** WHAT TO DO **
Repeat each line of the material below exactly as it appears, minus any pictures.
==== STORED DATA
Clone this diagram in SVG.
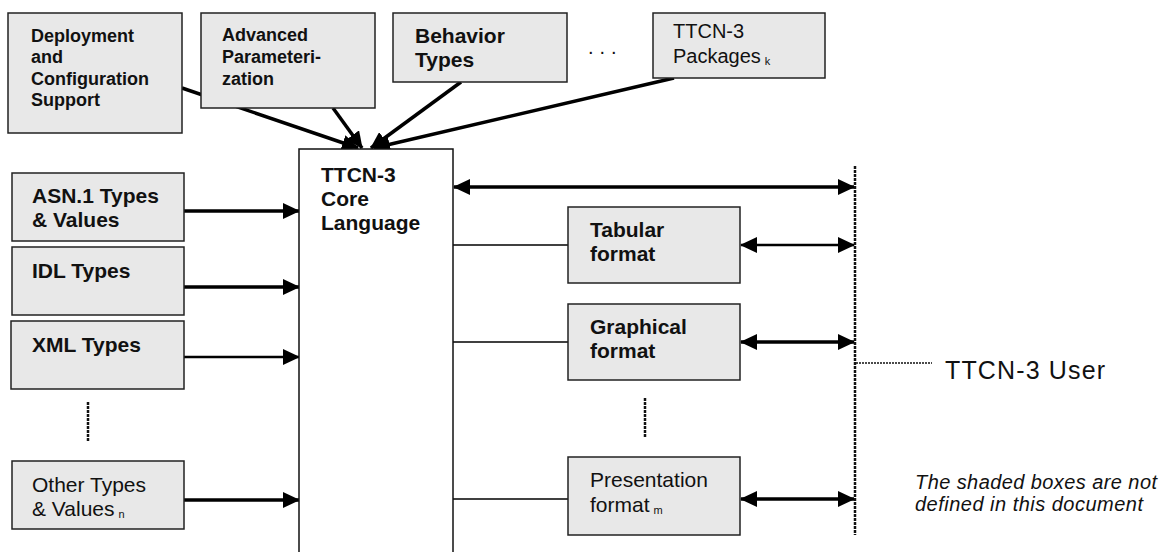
<svg xmlns="http://www.w3.org/2000/svg" width="1165" height="552" viewBox="0 0 1165 552">
<style>
  .box { fill: #e8e8e8; stroke: #222; stroke-width: 1.5; }
  .core { fill: #ffffff; stroke: #111; stroke-width: 1.5; }
  text { font-family: "Liberation Sans", Arial, sans-serif; fill: #111; }
  .b21 { font-size: 21px; font-weight: bold; }
  .b18 { font-size: 18px; font-weight: bold; }
  .n21 { font-size: 21px; }
  .n20 { font-size: 20px; }
  .sub { font-size: 11px; fill: #111; }
  .thick { stroke: #000; stroke-width: 3.5; fill: none; }
  .mid { stroke: #000; stroke-width: 2.5; fill: none; }
  .thin { stroke: #000; stroke-width: 1.3; fill: none; }
  .dot { stroke: #111; stroke-width: 2.5; stroke-dasharray: 3 1; fill: none; }
  .dotthin { stroke: #111; stroke-width: 1.5; stroke-dasharray: 2 1; fill: none; }
</style>
<defs>
  <marker id="ah" markerUnits="userSpaceOnUse" markerWidth="17" markerHeight="16" refX="16" refY="8" orient="auto-start-reverse">
    <path d="M0,0 L17,8 L0,16 z" fill="#000"/>
  </marker>
</defs>

<g id="connectors">
  <line class="thick" x1="182" y1="88" x2="358" y2="148" marker-end="url(#ah)"/>
  <line class="thick" x1="333" y1="108" x2="362" y2="148" marker-end="url(#ah)"/>
  <line class="thick" x1="461" y1="82" x2="371" y2="148" marker-end="url(#ah)"/>
  <line class="thick" x1="674" y1="78" x2="374" y2="148" marker-end="url(#ah)"/>
  <line class="thick" x1="184" y1="211" x2="299" y2="211" marker-end="url(#ah)"/>
  <line class="thick" x1="184" y1="287" x2="299" y2="287" marker-end="url(#ah)"/>
  <line class="mid" x1="184" y1="357" x2="299" y2="357" marker-end="url(#ah)"/>
  <line class="thick" x1="184" y1="500" x2="299" y2="500" marker-end="url(#ah)"/>
  <line class="thin" x1="453" y1="245" x2="568" y2="245"/>
  <line class="thin" x1="453" y1="342" x2="568" y2="342"/>
  <line class="thin" x1="453" y1="499" x2="568" y2="499"/>
  <line class="thick" x1="454" y1="187" x2="854" y2="187" marker-start="url(#ah)" marker-end="url(#ah)"/>
  <line class="mid" x1="741" y1="245" x2="854" y2="245" marker-start="url(#ah)" marker-end="url(#ah)"/>
  <line class="thick" x1="741" y1="342" x2="854" y2="342" marker-start="url(#ah)" marker-end="url(#ah)"/>
  <line class="thick" x1="741" y1="499" x2="854" y2="499" marker-start="url(#ah)" marker-end="url(#ah)"/>
  <line class="dot" x1="855" y1="166" x2="855" y2="535"/>
  <line class="dotthin" x1="856" y1="363" x2="932" y2="363"/>
  <line class="dot" x1="88" y1="402" x2="88" y2="441"/>
  <line class="dot" x1="645" y1="398" x2="645" y2="437"/>
</g>

<g id="deployment">
  <rect class="box" x="8" y="13" width="174" height="120"/>
  <text class="b18" x="31" y="42">Deployment</text>
  <text class="b18" x="31" y="63">and</text>
  <text class="b18" x="31" y="85">Configuration</text>
  <text class="b18" x="31" y="106">Support</text>
</g>
<g id="advanced">
  <rect class="box" x="201" y="13" width="174" height="95"/>
  <text class="b18" x="222" y="41">Advanced</text>
  <text class="b18" x="222" y="63">Parameteri-</text>
  <text class="b18" x="222" y="85">zation</text>
</g>
<g id="behavior">
  <rect class="box" x="393" y="13" width="174" height="69"/>
  <text class="b21" x="415" y="43">Behavior</text>
  <text class="b21" x="415" y="67">Types</text>
</g>
<g id="ellipsis-top">
  <text class="n20" x="588" y="54" letter-spacing="6">...</text>
</g>
<g id="packages">
  <rect class="box" x="653" y="13" width="172" height="65"/>
  <text class="n20" x="673" y="38">TTCN-3</text>
  <text class="n20" x="673" y="63">Packages<tspan class="sub" dx="4" dy="2">k</tspan></text>
</g>

<g id="core">
  <rect class="core" x="299" y="149" width="154" height="420"/>
  <text class="b21" x="321" y="182">TTCN-3</text>
  <text class="b21" x="321" y="206">Core</text>
  <text class="b21" x="321" y="230">Language</text>
</g>

<g id="asn1">
  <rect class="box" x="12" y="173" width="172" height="68"/>
  <text class="b21" x="32" y="203">ASN.1 Types</text>
  <text class="b21" x="32" y="227">&amp; Values</text>
</g>
<g id="idl">
  <rect class="box" x="12" y="247" width="172" height="68"/>
  <text class="b21" x="32" y="278">IDL Types</text>
</g>
<g id="xml">
  <rect class="box" x="11" y="321" width="173" height="68"/>
  <text class="b21" x="32" y="352">XML Types</text>
</g>
<g id="other">
  <rect class="box" x="12" y="461" width="172" height="68"/>
  <text class="n21" x="32" y="492">Other Types</text>
  <text class="n21" x="32" y="516">&amp; Values<tspan class="sub" dx="4" dy="2">n</tspan></text>
</g>

<g id="tabular">
  <rect class="box" x="568" y="207" width="172" height="76"/>
  <text class="b21" x="590" y="237">Tabular</text>
  <text class="b21" x="590" y="261">format</text>
</g>
<g id="graphical">
  <rect class="box" x="568" y="304" width="172" height="76"/>
  <text class="b21" x="590" y="334">Graphical</text>
  <text class="b21" x="590" y="358">format</text>
</g>
<g id="presentation">
  <rect class="box" x="568" y="457" width="172" height="78"/>
  <text class="n21" x="590" y="487">Presentation</text>
  <text class="n21" x="590" y="512">format<tspan class="sub" dx="4" dy="2">m</tspan></text>
</g>

<g id="user">
  <text x="945" y="379" font-size="25" textLength="160" lengthAdjust="spacing">TTCN-3 User</text>
</g>
<g id="note">
  <text x="915" y="489" font-size="20" font-style="italic" textLength="242" lengthAdjust="spacing">The shaded boxes are not</text>
  <text x="915" y="511" font-size="20" font-style="italic" textLength="228" lengthAdjust="spacing">defined in this document</text>
</g>
</svg>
========
** SOLUTION **
Clone this diagram in SVG.
<svg xmlns="http://www.w3.org/2000/svg" width="1165" height="552" viewBox="0 0 1165 552">
<style>
  .box { fill: #e8e8e8; stroke: #222; stroke-width: 1.5; }
  .core { fill: #ffffff; stroke: #111; stroke-width: 1.5; }
  text { font-family: "Liberation Sans", Arial, sans-serif; fill: #111; }
  .b21 { font-size: 21px; font-weight: bold; }
  .b18 { font-size: 18px; font-weight: bold; }
  .n21 { font-size: 21px; }
  .n20 { font-size: 20px; }
  .sub { font-size: 11px; fill: #111; }
  .thick { stroke: #000; stroke-width: 3.5; fill: none; }
  .mid { stroke: #000; stroke-width: 2.5; fill: none; }
  .thin { stroke: #000; stroke-width: 1.3; fill: none; }
  .dot { stroke: #111; stroke-width: 2.5; stroke-dasharray: 3 1; fill: none; }
  .dotthin { stroke: #111; stroke-width: 1.5; stroke-dasharray: 2 1; fill: none; }
</style>
<defs>
  <marker id="ah" markerUnits="userSpaceOnUse" markerWidth="17" markerHeight="16" refX="16" refY="8" orient="auto-start-reverse">
    <path d="M0,0 L17,8 L0,16 z" fill="#000"/>
  </marker>
</defs>

<g id="connectors">
  <line class="thick" x1="182" y1="88" x2="358" y2="148" marker-end="url(#ah)"/>
  <line class="thick" x1="333" y1="108" x2="362" y2="148" marker-end="url(#ah)"/>
  <line class="thick" x1="461" y1="82" x2="371" y2="148" marker-end="url(#ah)"/>
  <line class="thick" x1="674" y1="78" x2="374" y2="148" marker-end="url(#ah)"/>
  <line class="thick" x1="184" y1="211" x2="299" y2="211" marker-end="url(#ah)"/>
  <line class="thick" x1="184" y1="287" x2="299" y2="287" marker-end="url(#ah)"/>
  <line class="mid" x1="184" y1="357" x2="299" y2="357" marker-end="url(#ah)"/>
  <line class="thick" x1="184" y1="500" x2="299" y2="500" marker-end="url(#ah)"/>
  <line class="thin" x1="453" y1="245" x2="568" y2="245"/>
  <line class="thin" x1="453" y1="342" x2="568" y2="342"/>
  <line class="thin" x1="453" y1="499" x2="568" y2="499"/>
  <line class="thick" x1="454" y1="187" x2="854" y2="187" marker-start="url(#ah)" marker-end="url(#ah)"/>
  <line class="mid" x1="741" y1="245" x2="854" y2="245" marker-start="url(#ah)" marker-end="url(#ah)"/>
  <line class="thick" x1="741" y1="342" x2="854" y2="342" marker-start="url(#ah)" marker-end="url(#ah)"/>
  <line class="thick" x1="741" y1="499" x2="854" y2="499" marker-start="url(#ah)" marker-end="url(#ah)"/>
  <line class="dot" x1="855" y1="166" x2="855" y2="535"/>
  <line class="dotthin" x1="856" y1="363" x2="932" y2="363"/>
  <line class="dot" x1="88" y1="402" x2="88" y2="441"/>
  <line class="dot" x1="645" y1="398" x2="645" y2="437"/>
</g>

<g id="deployment">
  <rect class="box" x="8" y="13" width="174" height="120"/>
  <text class="b18" x="31" y="42">Deployment</text>
  <text class="b18" x="31" y="63">and</text>
  <text class="b18" x="31" y="85">Configuration</text>
  <text class="b18" x="31" y="106">Support</text>
</g>
<g id="advanced">
  <rect class="box" x="201" y="13" width="174" height="95"/>
  <text class="b18" x="222" y="41">Advanced</text>
  <text class="b18" x="222" y="63">Parameteri-</text>
  <text class="b18" x="222" y="85">zation</text>
</g>
<g id="behavior">
  <rect class="box" x="393" y="13" width="174" height="69"/>
  <text class="b21" x="415" y="43">Behavior</text>
  <text class="b21" x="415" y="67">Types</text>
</g>
<g id="ellipsis-top">
  <text class="n20" x="588" y="54" letter-spacing="6">...</text>
</g>
<g id="packages">
  <rect class="box" x="653" y="13" width="172" height="65"/>
  <text class="n20" x="673" y="38">TTCN-3</text>
  <text class="n20" x="673" y="63">Packages<tspan class="sub" dx="4" dy="2">k</tspan></text>
</g>

<g id="core">
  <rect class="core" x="299" y="149" width="154" height="420"/>
  <text class="b21" x="321" y="182">TTCN-3</text>
  <text class="b21" x="321" y="206">Core</text>
  <text class="b21" x="321" y="230">Language</text>
</g>

<g id="asn1">
  <rect class="box" x="12" y="173" width="172" height="68"/>
  <text class="b21" x="32" y="203">ASN.1 Types</text>
  <text class="b21" x="32" y="227">&amp; Values</text>
</g>
<g id="idl">
  <rect class="box" x="12" y="247" width="172" height="68"/>
  <text class="b21" x="32" y="278">IDL Types</text>
</g>
<g id="xml">
  <rect class="box" x="11" y="321" width="173" height="68"/>
  <text class="b21" x="32" y="352">XML Types</text>
</g>
<g id="other">
  <rect class="box" x="12" y="461" width="172" height="68"/>
  <text class="n21" x="32" y="492">Other Types</text>
  <text class="n21" x="32" y="516">&amp; Values<tspan class="sub" dx="4" dy="2">n</tspan></text>
</g>

<g id="tabular">
  <rect class="box" x="568" y="207" width="172" height="76"/>
  <text class="b21" x="590" y="237">Tabular</text>
  <text class="b21" x="590" y="261">format</text>
</g>
<g id="graphical">
  <rect class="box" x="568" y="304" width="172" height="76"/>
  <text class="b21" x="590" y="334">Graphical</text>
  <text class="b21" x="590" y="358">format</text>
</g>
<g id="presentation">
  <rect class="box" x="568" y="457" width="172" height="78"/>
  <text class="n21" x="590" y="487">Presentation</text>
  <text class="n21" x="590" y="512">format<tspan class="sub" dx="4" dy="2">m</tspan></text>
</g>

<g id="user">
  <text x="945" y="379" font-size="25" textLength="160" lengthAdjust="spacing">TTCN-3 User</text>
</g>
<g id="note">
  <text x="915" y="489" font-size="20" font-style="italic" textLength="242" lengthAdjust="spacing">The shaded boxes are not</text>
  <text x="915" y="511" font-size="20" font-style="italic" textLength="228" lengthAdjust="spacing">defined in this document</text>
</g>
</svg>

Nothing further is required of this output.